Christian Reuilly, directeur de création chez Ogilvy, a raconté à Influencia avoir parlé du projet à Jean-Paul Goude alors que celui-ci était l’un des acteurs d’une campagne American Express. Selon lui, l’idée du lion aurait germé au zoo de Vincennes, tandis que le réalisateur relate dans son livre Tout Goude (La Martinière, 2005) en avoir discuté avec le publicitaire dans sa propriété des Hamptons. Il se souvient aussi qu’«il nous a fallu attendre une journée entière que l’animal veuille bien bâiller pour pouvoir filmer la scène.» Il faut le savoir, quand il rugit, le lion ouvre à peine la gueule.

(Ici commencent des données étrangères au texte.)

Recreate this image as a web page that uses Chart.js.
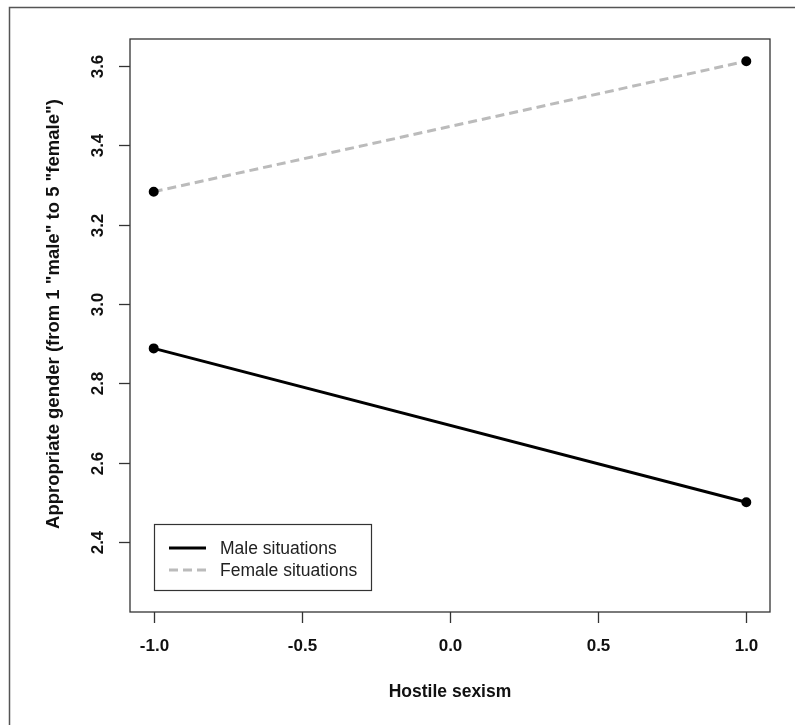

À l’époque, Jean-Paul Goude était auréolé de la gloire du défilé du bicentenaire de la Révolution française. Par la suite, il a marqué de son style unique les campagnes d’affichage des Galeries Lafayette, et vient de signer un film pour le parfum Chance de Chanel. De son côté, Perrier a continué sa saga fructueuse avec Ogilvy, avec de mémorables films comme «Les planètes» ou «John McEnroe». Dernièrement, la marque de Nestlé Waters a fait une infidélité à son agence avec un film mettant en scène une Mona Lisa hip hop dans un film confié à Rosapark.

Remake

Quant à «La lionne», jugée par un Français sur deux comme une des publicités les plus marquantes de sa génération selon Kantar TNS, elle a fait l’objet d’un remake en 2018, «Le lionceau», dont les protagonistes retombent en enfance. Une cure de jouvence justifiée par le lancement d’une nouvelle référence, Perrier Fines Bulles. «Finalement, la seule chose qui a vieilli dans cette campagne c’est le format carré, souligne Céline Mornet-Landa. Sinon elle reste incroyablement moderne, simple, parfaitement attribuable à Perrier. On retrouve toute la folie de la marque en 30 secondes, à l’heure où les publicités durent plusieurs minutes. J’avais un faible pour la campagne Lucky Strike, “Unlucky”, mais on ne pouvait pas récompenser une marque de cigarettes. Et puis cette femme qui ouvre sa gueule au sens propre et obtient ce qu’elle veut sans l’aide de personne est terriblement actuelle. » Une campagne #metoo d’avant les hashtags.